This is looking pretty good! What you've likely just experienced is the infamous "vibe check" for LLM based applications. We'll get on to more formal measurement soon. But first, let's get answers to all 250 questions.

> NOTE: The execution time of this will heavily depend on your model selection. For GPT-36-turbo-16k it should complete in roughly 3 minutes.

In [None]:
model = os.getenv("GEN_STEP_MODEL")
multi_threading = True

#Create a distinct copy of evaluation_data to store the results
results_df = evaluation_data.copy()

if os.path.exists(f'data/results-{experiment_name}-{model}.csv'):
    print("File exists, reading in...")

    results_df = pd.read_csv(f'data/results-{experiment_name}-{model}.csv')

else:
    def generation_step(question):
        context = get_context(question, collection,3)
        prompt = contruct_prompt(context, question)
        return general_prompt(oai_client, prompt, model=model)

    if multi_threading == True:
        with Pool() as pool:
            results_multiprocessing = pool.map(generation_step, results_df['question'])
        results_df['answer'] = results_multiprocessing

    else:
        results_df['answer'] = results_df['question'].apply(lambda x: generation_step(x))

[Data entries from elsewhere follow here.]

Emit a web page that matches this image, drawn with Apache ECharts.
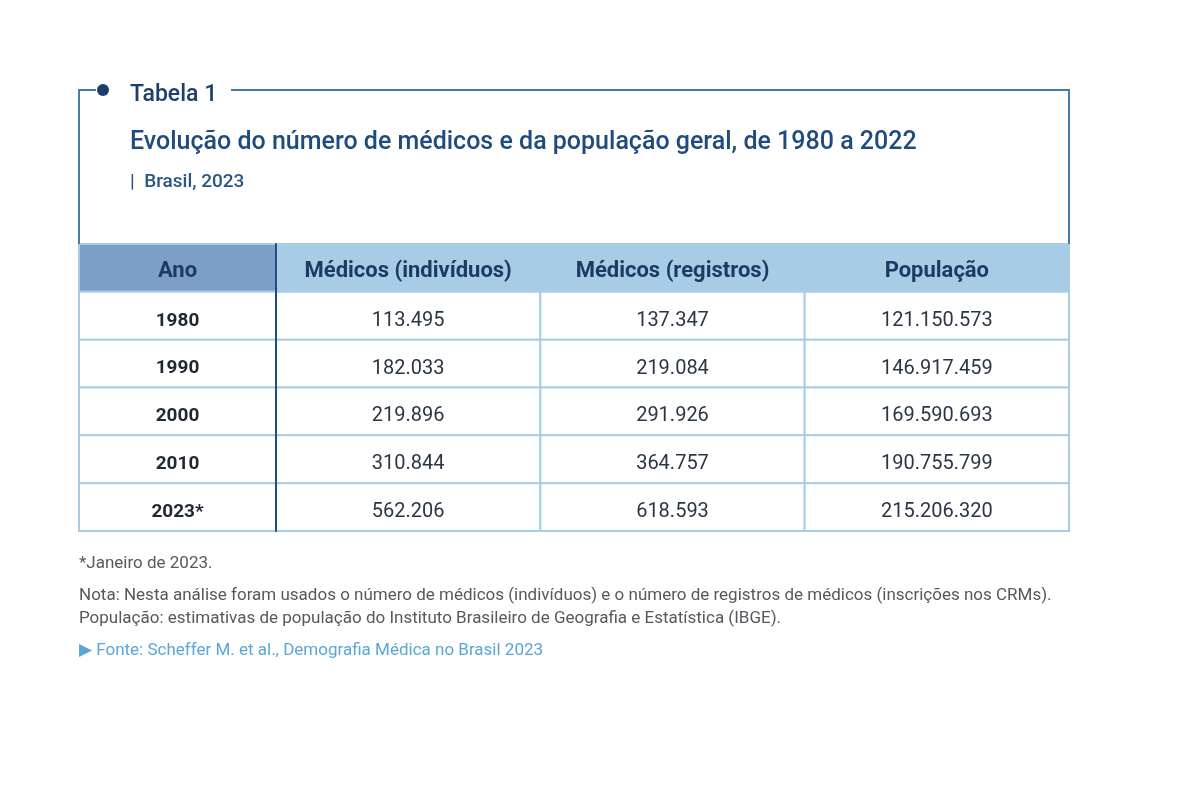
<!DOCTYPE html>
<html>
<head>
<meta charset="utf-8">
<script src="https://cdn.jsdelivr.net/npm/echarts@6/dist/echarts.min.js"></script>
<style>html,body{margin:0;padding:0;background:#fff}#c{width:1200px;height:800px}</style>
</head>
<body>
<div id="c"></div>
<script>
// ---- data ----
const columnHeaders = ['Ano', 'Médicos (indivíduos)', 'Médicos (registros)', 'População'];
const years = ['1980', '1990', '2000', '2010', '2023*'];
const medicosIndividuos = [113495, 182033, 219896, 310844, 562206];
const medicosRegistros = [137347, 219084, 291926, 364757, 618593];
const populacao = [121150573, 146917459, 169590693, 190755799, 215206320];

const tableLabel = 'Tabela 1';
const titleText = 'Evolução do número de médicos e da população geral, de 1980 a 2022';
const subtitleText = 'Brasil, 2023';
const footJaneiro = '*Janeiro de 2023.';
const footNota = 'Nota: Nesta análise foram usados o número de médicos (indivíduos) e o número de registros de médicos (inscrições nos CRMs).';
const footPop = 'População: estimativas de população do Instituto Brasileiro de Geografia e Estatística (IBGE).';
const footFonte = 'Fonte: Scheffer M. et al., Demografia Médica no Brasil 2023';

// ---- helpers ----
const fmt = n => String(n).replace(/\B(?=(\d{3})+(?!\d))/g, '.');
const rowKeys = ['header'].concat(years);
const FONT = 'Roboto, "Noto Sans", sans-serif';
const BORDER = '#a9cde6';

const anoData = [[0, 0, columnHeaders[0], 'hdrDark']];
years.forEach((y, i) => anoData.push([0, i + 1, y, 'year']));

const numData = [];
[1, 2, 3].forEach((c, ci) => numData.push([ci, 0, columnHeaders[c], 'hdr']));
[medicosIndividuos, medicosRegistros, populacao].forEach((arr, ci) => {
  arr.forEach((v, ri) => numData.push([ci, ri + 1, fmt(v), 'num']));
});

function renderCell(params, api) {
  const x = api.value(0), y = api.value(1);
  const d = params.dataIndex;
  const item = params.seriesIndex === 0 ? anoData[d] : numData[d];
  const c = api.coord([x, y]);
  const s = api.size([1, 1]);
  const k = item[3];
  let fill = '#ffffff', color = '#2b3645', font = 'normal 20px ' + FONT, dy = 5;
  if (k === 'hdrDark') { fill = '#7d9fc7'; color = '#1d3a63'; font = 'bold 22px ' + FONT; dy = 4; }
  else if (k === 'hdr') { fill = '#a8cce5'; color = '#1d3a63'; font = 'bold 22px ' + FONT; dy = 4; }
  else if (k === 'year') { color = '#1f2733'; font = 'bold 19px ' + FONT; }
  return {
    type: 'group',
    children: [
      { type: 'rect', shape: { x: c[0] - s[0] / 2, y: c[1] - s[1] / 2, width: s[0], height: s[1] },
        style: { fill: fill, stroke: BORDER, lineWidth: 2 } },
      { type: 'text', style: { x: c[0], y: c[1] + dy, text: item[2], align: 'center', verticalAlign: 'middle',
        fill: color, font: font } }
    ]
  };
}

const chart = echarts.init(document.getElementById('c'), null, { renderer: 'canvas' });
const frameColor = '#467ca9';
const footStyle = { fontFamily: FONT, fontSize: 17, fontWeight: 'normal', color: '#55595e' };
chart.setOption({
  backgroundColor: '#ffffff',
  animation: false,
  title: [
    { text: tableLabel, left: 125, top: 79, textStyle: { fontFamily: FONT, fontSize: 23, fontWeight: 500, color: '#1d3f6b' } },
    { text: titleText, left: 125, top: 125, textStyle: { fontFamily: FONT, fontSize: 25, fontWeight: 500, color: '#1f4c7d' } },
    { text: '|  ' + subtitleText, left: 125, top: 168, textStyle: { fontFamily: FONT, fontSize: 19, fontWeight: 500, color: '#2a5685' } },
    { text: footJaneiro, left: 74, top: 550, textStyle: footStyle },
    { text: footNota, left: 74, top: 582, textStyle: footStyle },
    { text: footPop, left: 74, top: 605, textStyle: footStyle },
    { text: '▶ ' + footFonte, left: 74, top: 637, textStyle: Object.assign({}, footStyle, { color: '#5aa7d6' }) }
  ],
  grid: [
    { left: 79, top: 244, width: 197, height: 287 },
    { left: 276, top: 244, width: 793, height: 287 }
  ],
  xAxis: [
    { type: 'category', gridIndex: 0, data: ['Ano'], show: false },
    { type: 'category', gridIndex: 1, data: columnHeaders.slice(1), show: false }
  ],
  yAxis: [
    { type: 'category', gridIndex: 0, data: rowKeys, inverse: true, show: false },
    { type: 'category', gridIndex: 1, data: rowKeys, inverse: true, z: 10,
      axisLine: { show: true, lineStyle: { color: '#1f4f80', width: 2 } },
      axisTick: { show: false }, axisLabel: { show: false }, splitLine: { show: false } }
  ],
  series: [
    { type: 'custom', xAxisIndex: 0, yAxisIndex: 0, data: anoData, renderItem: renderCell, silent: true },
    { type: 'custom', xAxisIndex: 1, yAxisIndex: 1, data: numData, renderItem: renderCell, silent: true }
  ],
  graphic: [
    { type: 'polyline', shape: { points: [[79, 244], [79, 90], [96, 90]] }, style: { stroke: frameColor, lineWidth: 2, fill: null }, z: 20 },
    { type: 'circle', shape: { cx: 103, cy: 90, r: 6 }, style: { fill: '#1b3e6c' }, z: 21 },
    { type: 'polyline', shape: { points: [[231, 90], [1069, 90], [1069, 244]] }, style: { stroke: frameColor, lineWidth: 2, fill: null }, z: 20 }
  ]
});
</script>
</body>
</html>
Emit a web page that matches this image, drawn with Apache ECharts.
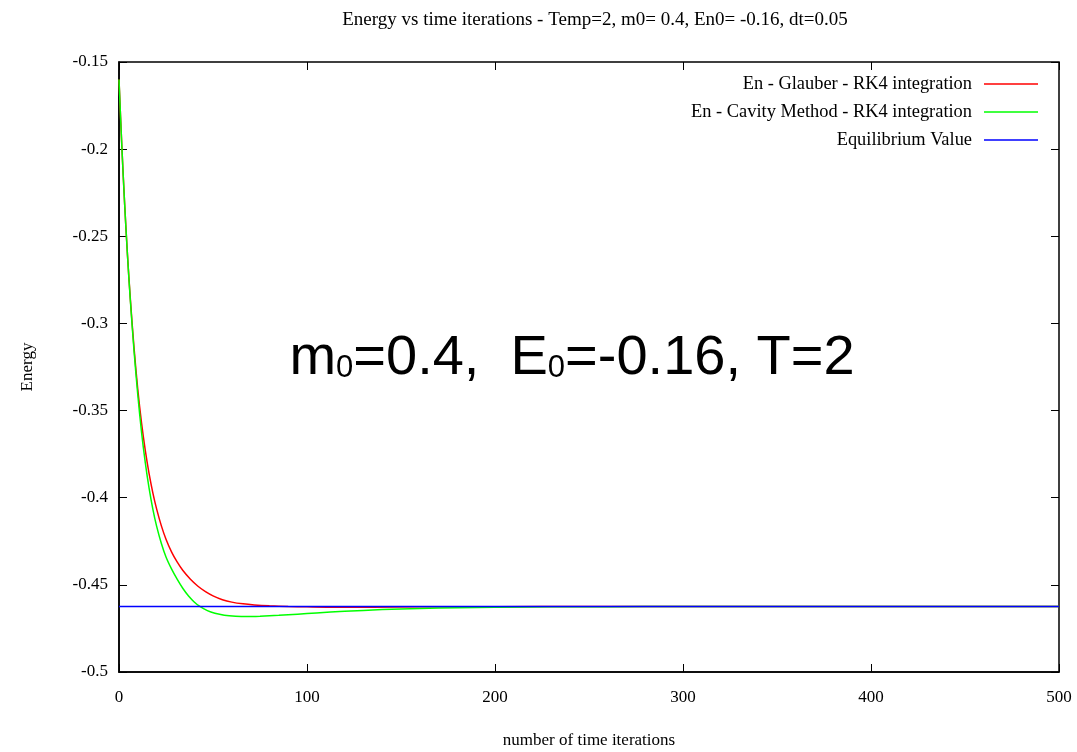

    #TODO: Refactor this so only one call for context

    # Check if the column exists
    if 'contexts' not in results_df.columns:
        results_df['contexts'] = [get_context(q, collection) for q in results_df['question']]

    #write out to CSV
    results_df.to_csv(f'data/results-{experiment_name}-{model}.csv', index=False)

display(results_df.head())

Now we have a dataframe with the questions, true answers, generated answers, and the context used to generate them, we can start to look at whether or not the answers are any good. To do that, we'll use a popular open source LLM evaluation framework called [Ragas](https://docs.ragas.io/en/stable/).

## RAGE-2: RAG Evaluation Harness

Now we've generated our answers, let's measure them. We'll be using the following measures to evaluate our results:

1. *Faithfulness*: This measures the factual consistency of the generated answer against the given context. It is calculated from answer and retrieved context. The answer is scaled to (0,1) range. Higher the better.

2. *Answer Relevancy*: The evaluation metric, Answer Relevancy, focuses on assessing how pertinent the generated answer is to the given prompt. A lower score is assigned to answers that are incomplete or contain redundant information and higher scores indicate better relevancy.

3. *Answer Semantic Similarity*: The concept of Answer Semantic Similarity pertains to the assessment of the semantic resemblance between the generated answer and the ground truth. This evaluation is based on the ground truth and the answer, with values falling within the range of 0 to 1. A higher score signifies a better alignment between the generated answer and the ground truth.

For more information on how these are calculated you can visit the documentation [here](https://docs.ragas.io/en/stable/concepts/metrics/index.html#ragas-metrics).

In [None]:
from eval.evaluate import ragas_evaluate


#check if results_df exists, if not import it
if 'results_df' not in locals():
    import os
    import ast
    import pandas as pd
    from dotenv import find_dotenv, load_dotenv

    load_dotenv(find_dotenv())

    experiment_name = "baseline_pubmed_articles"
    model = os.getenv("GEN_STEP_MODEL")
    results_df = pd.read_csv(f'data/results-{experiment_name}-{model}.csv')

    # Convert the contexts to a list of strings using ast
    results_df['contexts'] = results_df['contexts'].apply(ast.literal_eval)

# Calculate metrics and store
results = ragas_evaluate(results_df)
pd_results = results.to_pandas()

from pprint import pprint
pprint(results)

pd_results = results.to_pandas()
display(pd_results)